This isn't 100% Prefect related but thought it wou...
# prefect-community
j
This isn't 100% Prefect related but thought it would be relevant for some users. We have a need for different types of Dask workers, e.g. high memory, GPU, etc. This would work really well with Prefect's support for task tagging to specify Dask worker resources: https://docs.prefect.io/api/unreleased/engine/executors.html#daskexecutor We use dask-kubernetes (on AWS EKS) which currently supports just a single k8s pod spec for all Dask workers. I'm about to start on a potential PR in dask-kubernetes that would allow for different worker types, but only in non-adaptive mode. Before I dive in, I thought I'd ask if anyone knows of existing work in this area of creating and scaling different Dask worker types, especially on k8s.
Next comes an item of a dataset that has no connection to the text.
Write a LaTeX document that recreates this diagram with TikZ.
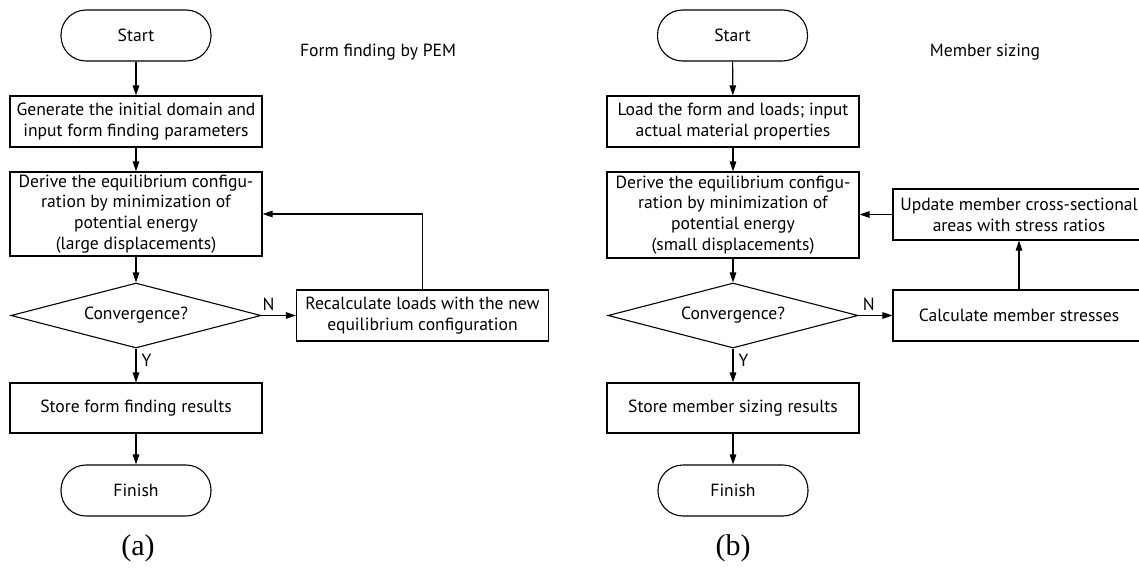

I see this old issue: https://github.com/dask/distributed/issues/2118 but haven't found much else. (I've also asked on the Dask users gitter channel.)
dask 3
marvin 2
j
Hey Joe, I’m not aware of work done to use multiple worker definitions using dask-kubernetes but I just want to throw some past experience in here. I really like the idea of being able to provide multiple worker specs to dask-kubernetes because in the past when I have tried to use different worker types on k8s I had to abandon the use of the library and use manual scheduler/worker deployments. Where I had a single scheduler deployment and then a couple different worker deployments, each with their own specification. Is your intention with this new feature to work into a way where adaptive mode would one day become possible or is your use case to always have a static amount of workers?
j
Hey @josh, thanks for the thoughts and question. Here's roughly what I'm thinking: • Leave the existing worker spec as a special
default
worker type • Adaptive mode would only use the
default
worker type • cluster.scale(n) would use the
default
worker type • Provide the ability to add any number of worker types, stored as dict entries of str -> pod spec • Provide the ability to call cluster.scale(n, worker_type='gpu') to manually scale specific worker types I have this prototyped and sorta working in a fork of dask-kubernetes. I need to clean it up, make sure it scales down workers types correctly, and do much more testing, but the basics seem to work so far. In theory adaptive mode (using the
default
worker type) may be able to co-exist with manual scaling of specific worker types, but I haven't looked at that yet. I debate whether this is something appropriate to be merged into dask-kubernetes or whether it's a bit of a one-off that happens to meet our needs. I'd love any thoughts & feedback on the way I'm thinking about it.